We’ve been using Graylog for a while for various things and found it to be a great product. However we’re now trying to build a data archive for one of our systems, which will keep 14 days of data (read off Kafka topics) for a total of about 5TB (1100 Million Messages) and I feel like I’m a bit out of my depth with sizing and optimisation of my indices.
Currently what I have (due to budget more than anything) is a single machine with an i5 Quad Core, 14GB RAM, 3 SSDs in RAID0 for total of about 600GB storage. I’ve given Elasticsearch 6GB heap and Graylog 2GB and everything is working nicely at about 1000 messages a second (but not much retention obviously).

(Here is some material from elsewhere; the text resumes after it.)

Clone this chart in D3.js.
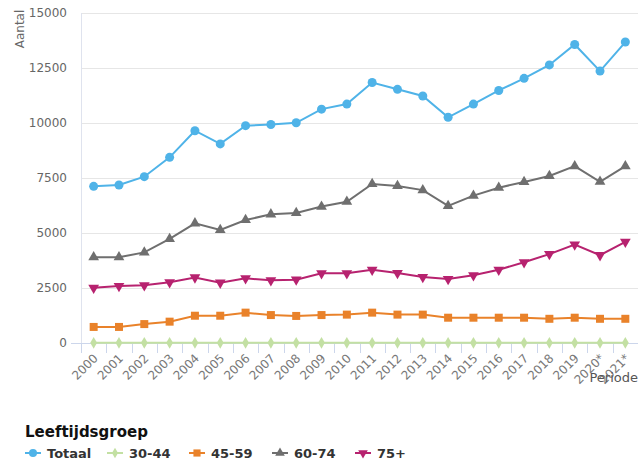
<!DOCTYPE html>
<html>
<head>
<meta charset="utf-8">
<script src="https://cdn.jsdelivr.net/npm/d3@7"></script>
<style>
  body { margin: 0; background: #fff; }
  svg { font-family: "DejaVu Sans", sans-serif; }
</style>
</head>
<body>
<svg width="638" height="461"></svg>
<script>
// Data
var years = ["2000", "2001", "2002", "2003", "2004", "2005", "2006", "2007", "2008", "2009", "2010",
    "2011", "2012", "2013", "2014", "2015", "2016", "2017", "2018", "2019", "2020*", "2021*"];
var totaal = [7120, 7180, 7560, 8440, 9650, 9050, 9880, 9930, 10010, 10630, 10860,
    11840, 11530, 11230, 10260, 10860, 11480, 12030, 12640, 13570, 12360, 13680];
var g30_44 = [10, 10, 10, 10, 10, 10, 10, 10, 10, 10, 10,
    10, 10, 10, 10, 10, 10, 10, 10, 10, 10, 10];
var g45_59 = [730, 730, 860, 970, 1240, 1240, 1380, 1270, 1230, 1270, 1290,
    1380, 1290, 1290, 1150, 1150, 1150, 1150, 1100, 1150, 1100, 1100];
var g60_74 = [3900, 3900, 4120, 4730, 5440, 5140, 5590, 5850, 5910, 6200, 6420,
    7230, 7140, 6950, 6230, 6700, 7060, 7320, 7590, 8040, 7330, 8040];
var g75 = [2510, 2590, 2620, 2760, 2980, 2740, 2940, 2850, 2880, 3170, 3170,
    3330, 3180, 3000, 2910, 3080, 3330, 3670, 4040, 4470, 3990, 4600];
var yTicks = [0, 2500, 5000, 7500, 10000, 12500, 15000];

var series = [
    { name: "Totaal", values: totaal, color: "#4fb3e8", symbol: d3.symbolCircle, size: 64 },
    { name: "30-44", values: g30_44, color: "#c3e0a3", symbol: d3.symbolDiamond, size: 40 },
    { name: "45-59", values: g45_59, color: "#e9822a", symbol: d3.symbolSquare, size: 64 },
    { name: "60-74", values: g60_74, color: "#6f6f6f", symbol: d3.symbolTriangle, size: 50 },
    { name: "75+", values: g75, color: "#b7226f", symbol: d3.symbolTriangle, size: 50, flip: true }
];

var svg = d3.select("svg");
var plotL = 81, plotR = 638, plotT = 13, plotB = 343;

var x = d3.scaleBand().domain(years).range([plotL, plotR]);
var y = d3.scaleLinear().domain([0, 15000]).range([plotB, plotT]);

// gridlines
svg.append("g")
    .selectAll("line")
    .data(yTicks)
    .enter()
    .append("line")
    .attr("x1", plotL).attr("x2", plotR)
    .attr("y1", function (d) { return Math.round(y(d)) + 0.5; })
    .attr("y2", function (d) { return Math.round(y(d)) + 0.5; })
    .attr("stroke", "#e6e6e6");

// y axis line
svg.append("line")
    .attr("x1", plotL + 0.5).attr("x2", plotL + 0.5)
    .attr("y1", plotT).attr("y2", plotB)
    .attr("stroke", "#dfe3ee");

// y tick labels
svg.append("g")
    .selectAll("text")
    .data(yTicks)
    .enter()
    .append("text")
    .attr("x", 67)
    .attr("y", function (d) { return y(d) + 4; })
    .attr("text-anchor", "end")
    .attr("font-size", 12)
    .attr("fill", "#666")
    .text(function (d) { return d; });

svg.append("text")
    .attr("transform", "translate(24,29) rotate(-90)")
    .attr("text-anchor", "middle")
    .attr("font-size", 12)
    .attr("fill", "#666")
    .text("Aantal");

// x axis
var xAxis = svg.append("g")
    .attr("transform", "translate(0," + plotB + ")");
xAxis.append("line")
    .attr("x1", 71).attr("x2", plotR)
    .attr("y1", 0.5).attr("y2", 0.5)
    .attr("stroke", "#ccd6eb");
xAxis.selectAll(".tick")
    .data(years)
    .enter()
    .append("line")
    .attr("x1", function (d) { return Math.round(x(d)) + 0.5; })
    .attr("x2", function (d) { return Math.round(x(d)) + 0.5; })
    .attr("y1", 0).attr("y2", 10)
    .attr("stroke", "#ccd6eb");
xAxis.selectAll("text")
    .data(years)
    .enter()
    .append("text")
    .attr("transform", function (d) {
        return "translate(" + (x(d) + x.bandwidth() / 2 + 5) + ",16) rotate(-45)";
    })
    .attr("text-anchor", "end")
    .attr("font-size", 12)
    .attr("fill", "#777")
    .text(function (d) { return d; });

svg.append("text")
    .attr("x", 638)
    .attr("y", 382)
    .attr("text-anchor", "end")
    .attr("font-size", 13)
    .attr("fill", "#555")
    .text("Periode");

// lines
var line = d3.line()
    .x(function (d, i) { return x(years[i]) + x.bandwidth() / 2; })
    .y(function (d) { return y(d); });

var order = [1, 2, 4, 3, 0];
order.forEach(function (k) {
    var s = series[k];
    var g = svg.append("g");
    g.append("path")
        .attr("d", line(s.values))
        .attr("fill", "none")
        .attr("stroke", s.color)
        .attr("stroke-width", 2);
    g.selectAll("path.m")
        .data(s.values)
        .enter()
        .append("path")
        .attr("class", "m")
        .attr("d", d3.symbol().type(s.symbol).size(s.size))
        .attr("transform", function (d, i) {
            return "translate(" + (x(years[i]) + x.bandwidth() / 2) + "," + y(d) + ")" + (s.flip ? " rotate(180)" : "");
        })
        .attr("fill", s.color);
});

// legend
svg.append("text")
    .attr("x", 25)
    .attr("y", 437)
    .attr("font-size", 15)
    .attr("font-weight", "bold")
    .attr("fill", "#111")
    .text("Leeftijdsgroep");

var legendX = [25, 107, 189, 272, 355];
var lg = svg.append("g")
    .selectAll("g")
    .data(series)
    .enter()
    .append("g")
    .attr("transform", function (d, i) { return "translate(" + legendX[i] + ",453)"; });
lg.append("line")
    .attr("x1", 0).attr("x2", 16)
    .attr("stroke", function (d) { return d.color; })
    .attr("stroke-width", 2);
lg.append("path")
    .attr("d", function (d) { return d3.symbol().type(d.symbol).size(d.size * 0.8)(); })
    .attr("transform", function (d) { return "translate(8,0)" + (d.flip ? " rotate(180)" : ""); })
    .attr("fill", function (d) { return d.color; });
lg.append("text")
    .attr("x", 22)
    .attr("y", 5)
    .attr("font-size", 13)
    .attr("font-weight", "bold")
    .attr("fill", "#333")
    .text(function (d) { return d.name; });
</script>
</body>
</html>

I’ve got 3 index sets and have configured each Index to roll over at 1GB (which works out at about 100000 messages) and to delete after I reach 100 indices (per set). Right now I’ve got 1 shard per index and no replicas.
I guess my first question is, do I have a hope of just throwing more SSDs in this machine (and increasing the number of old indices I keep) and it being able to cope with 14 days of data?
My second question is whether I’m even close to the right parameters with 1 shard per index and 1GB index size?
I’ve done a lot of reading on Elasticsearch and Graylog but not found any real answers unfortunately. Other than coming to the conclusion I might be being a bit optimistic about this single machine being able to cope with the amount of data I want to keep.
Oh and I know I’m running a massive risk running a single machine with RAID0 but for the moment I have a very limited budget.
Any guidance (or telling me I’m deluded) is much appreciated.